Constructed by Union Troops in early 1863. Fort C.F. Smith (2), Fort Strong (1), Fort Morton, and Fort Woodbury functioned as an outer perimeter of defenses called the Arlington Line that protected the Alexandria Canal and the Potomac River Aqueduct Bridge of the C&O Canal. The Potomac River Aqueduct Bridge connected the C & O Canal on the Washington side of the Potomac River with the Alexandria Canal on the Virginia side of the river. The bridge actually allowed the canal boats to cross the river and travel down the Virginia side to the Port of Alexandria.
Technically the fort was a lunette with a southern and western face, two flanks and two bastions on the north side. The fort was entered from the east by a connecting road to Fort Strong (1). The support buildings where the troops ate and slept were located east of the post. Those structures included barracks, mess halls, cook houses, officers quarters and a headquarters building.
A 17 May 1864 report from the Union Inspector of Artillery noted the following: "Fort C. F. Smith, Maj. W. A. McKay commanding.–Garrison, four companies Second New York Heavy Artillery–1 major, 15 commissioned officers, 1 ordnance-sergeant, 548 men. Armament, three 12-pounder field howitzers, two 6-pounder field guns-four 24-pounder siege guns, one 8-inch sea-coast howitzer, six 4_- inch ordnance, and four 8-inch siege mortars. Magazines, two; dry and in serviceable condition. Ammunition, full supply and well packed. Implements, complete and serviceable. Drill in artillery, very ordinary; wants improving much.
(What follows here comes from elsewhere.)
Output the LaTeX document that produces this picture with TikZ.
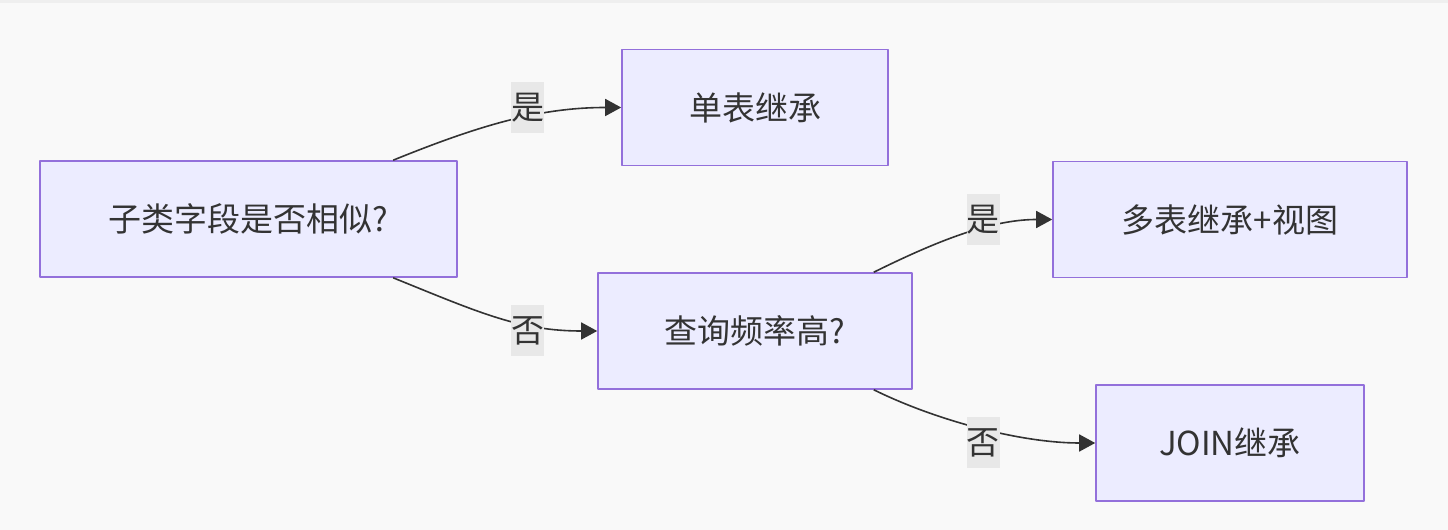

Drill in infantry, insufficient; wants more energy and attention given to it. Discipline, great want of improvement. Garrison is sufficient."
The fort was abandoned in 1865 at the end of the war.
The earthwork ruins at this park are among the best preserved ruins of the 22 forts that were located in Arlington during the U.S. Civil War. The ruins include the bomb proof, the fort well, the North magazine, and 11 of the 22 gun emplacements.